(Dataset entries)

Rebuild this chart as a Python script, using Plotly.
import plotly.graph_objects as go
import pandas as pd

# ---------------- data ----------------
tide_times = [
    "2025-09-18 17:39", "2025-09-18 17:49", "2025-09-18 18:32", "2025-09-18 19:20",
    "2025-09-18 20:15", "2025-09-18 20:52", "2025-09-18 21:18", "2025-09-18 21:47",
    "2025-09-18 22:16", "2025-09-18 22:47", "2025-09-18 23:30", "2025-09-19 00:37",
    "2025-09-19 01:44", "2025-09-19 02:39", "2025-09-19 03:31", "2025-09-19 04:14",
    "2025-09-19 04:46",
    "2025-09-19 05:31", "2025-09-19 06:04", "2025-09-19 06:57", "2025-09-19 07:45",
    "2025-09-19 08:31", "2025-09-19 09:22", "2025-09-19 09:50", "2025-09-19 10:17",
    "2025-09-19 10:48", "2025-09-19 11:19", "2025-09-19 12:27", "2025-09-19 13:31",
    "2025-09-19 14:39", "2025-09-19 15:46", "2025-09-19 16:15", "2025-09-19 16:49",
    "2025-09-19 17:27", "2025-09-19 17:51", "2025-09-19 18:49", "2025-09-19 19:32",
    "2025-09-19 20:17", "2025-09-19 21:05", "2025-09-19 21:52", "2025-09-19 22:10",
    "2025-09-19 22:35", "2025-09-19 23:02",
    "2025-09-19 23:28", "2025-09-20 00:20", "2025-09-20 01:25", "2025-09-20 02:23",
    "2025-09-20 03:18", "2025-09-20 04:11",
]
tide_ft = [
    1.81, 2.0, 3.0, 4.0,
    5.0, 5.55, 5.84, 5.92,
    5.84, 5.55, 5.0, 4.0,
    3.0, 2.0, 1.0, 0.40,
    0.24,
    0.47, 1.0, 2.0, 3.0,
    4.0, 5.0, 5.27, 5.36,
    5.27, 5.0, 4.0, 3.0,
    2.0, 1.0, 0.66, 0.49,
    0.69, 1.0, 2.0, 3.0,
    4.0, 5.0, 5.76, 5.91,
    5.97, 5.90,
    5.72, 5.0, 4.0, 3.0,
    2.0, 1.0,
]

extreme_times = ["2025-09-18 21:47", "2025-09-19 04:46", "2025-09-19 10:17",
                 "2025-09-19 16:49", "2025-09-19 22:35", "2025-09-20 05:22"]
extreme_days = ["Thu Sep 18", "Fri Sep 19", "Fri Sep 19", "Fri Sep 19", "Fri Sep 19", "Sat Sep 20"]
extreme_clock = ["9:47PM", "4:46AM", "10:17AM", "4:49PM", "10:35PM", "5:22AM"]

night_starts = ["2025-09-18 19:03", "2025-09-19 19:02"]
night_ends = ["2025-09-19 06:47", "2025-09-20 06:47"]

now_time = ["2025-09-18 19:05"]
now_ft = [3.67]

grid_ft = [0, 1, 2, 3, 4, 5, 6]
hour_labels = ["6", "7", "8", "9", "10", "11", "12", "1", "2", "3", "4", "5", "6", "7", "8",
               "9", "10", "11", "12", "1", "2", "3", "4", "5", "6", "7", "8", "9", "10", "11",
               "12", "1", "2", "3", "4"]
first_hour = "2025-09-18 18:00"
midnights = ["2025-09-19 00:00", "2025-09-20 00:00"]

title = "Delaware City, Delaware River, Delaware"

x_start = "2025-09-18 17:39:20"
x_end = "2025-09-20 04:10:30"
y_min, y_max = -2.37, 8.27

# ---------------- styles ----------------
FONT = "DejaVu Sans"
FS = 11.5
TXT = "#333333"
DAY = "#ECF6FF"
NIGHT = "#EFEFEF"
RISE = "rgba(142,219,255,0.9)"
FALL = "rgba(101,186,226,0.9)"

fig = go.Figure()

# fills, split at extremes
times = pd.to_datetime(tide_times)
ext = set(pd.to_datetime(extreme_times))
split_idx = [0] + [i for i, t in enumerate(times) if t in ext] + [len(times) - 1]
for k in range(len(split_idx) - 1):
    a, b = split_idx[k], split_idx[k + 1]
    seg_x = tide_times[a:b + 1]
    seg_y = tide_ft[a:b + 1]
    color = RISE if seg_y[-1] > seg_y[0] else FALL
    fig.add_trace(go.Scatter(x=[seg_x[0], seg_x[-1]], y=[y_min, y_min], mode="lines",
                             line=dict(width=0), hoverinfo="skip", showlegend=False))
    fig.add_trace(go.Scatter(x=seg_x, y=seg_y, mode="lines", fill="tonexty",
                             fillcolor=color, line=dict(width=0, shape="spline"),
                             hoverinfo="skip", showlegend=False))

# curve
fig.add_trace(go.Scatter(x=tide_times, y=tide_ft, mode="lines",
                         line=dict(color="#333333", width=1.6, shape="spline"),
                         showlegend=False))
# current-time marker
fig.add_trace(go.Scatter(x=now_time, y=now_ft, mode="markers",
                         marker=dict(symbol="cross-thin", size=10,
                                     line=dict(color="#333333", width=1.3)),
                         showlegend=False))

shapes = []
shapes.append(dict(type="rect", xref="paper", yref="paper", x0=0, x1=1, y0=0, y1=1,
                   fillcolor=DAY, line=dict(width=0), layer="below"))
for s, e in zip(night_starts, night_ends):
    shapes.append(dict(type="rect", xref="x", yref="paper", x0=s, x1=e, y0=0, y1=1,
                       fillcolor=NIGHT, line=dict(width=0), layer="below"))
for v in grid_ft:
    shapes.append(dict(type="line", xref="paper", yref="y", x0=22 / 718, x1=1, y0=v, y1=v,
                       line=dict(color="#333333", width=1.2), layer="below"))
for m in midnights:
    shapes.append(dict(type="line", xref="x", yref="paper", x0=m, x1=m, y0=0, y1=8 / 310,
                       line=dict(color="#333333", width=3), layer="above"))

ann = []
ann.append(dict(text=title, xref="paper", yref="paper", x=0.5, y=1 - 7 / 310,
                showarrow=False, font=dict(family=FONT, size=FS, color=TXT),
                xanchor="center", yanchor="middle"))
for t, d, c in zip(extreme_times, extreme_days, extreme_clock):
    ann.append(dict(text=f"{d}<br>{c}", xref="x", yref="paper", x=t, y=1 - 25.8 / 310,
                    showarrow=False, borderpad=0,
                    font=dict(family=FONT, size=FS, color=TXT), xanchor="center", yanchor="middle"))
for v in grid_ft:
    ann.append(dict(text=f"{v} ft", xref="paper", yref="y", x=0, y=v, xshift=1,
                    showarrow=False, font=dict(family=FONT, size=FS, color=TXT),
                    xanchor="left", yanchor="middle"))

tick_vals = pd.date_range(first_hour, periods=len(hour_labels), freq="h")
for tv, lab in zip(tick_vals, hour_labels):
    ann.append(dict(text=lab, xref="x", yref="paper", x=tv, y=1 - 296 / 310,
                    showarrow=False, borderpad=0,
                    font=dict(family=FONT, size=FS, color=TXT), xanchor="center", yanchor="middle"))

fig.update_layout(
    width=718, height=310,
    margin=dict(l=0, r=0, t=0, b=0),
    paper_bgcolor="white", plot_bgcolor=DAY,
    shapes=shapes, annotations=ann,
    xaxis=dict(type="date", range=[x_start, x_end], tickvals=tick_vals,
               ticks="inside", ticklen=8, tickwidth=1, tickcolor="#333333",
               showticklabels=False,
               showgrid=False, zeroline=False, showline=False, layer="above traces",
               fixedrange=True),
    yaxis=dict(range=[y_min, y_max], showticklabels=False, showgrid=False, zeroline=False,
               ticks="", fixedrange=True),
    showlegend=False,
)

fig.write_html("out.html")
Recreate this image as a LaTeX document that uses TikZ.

→ **The exercise**: Print, unaltered, every line from the beginning of the material down to the line with "import pandas as pd".

→ **Task response**:
Rebuild this chart as a Python script, using Plotly.
import plotly.graph_objects as go
import pandas as pd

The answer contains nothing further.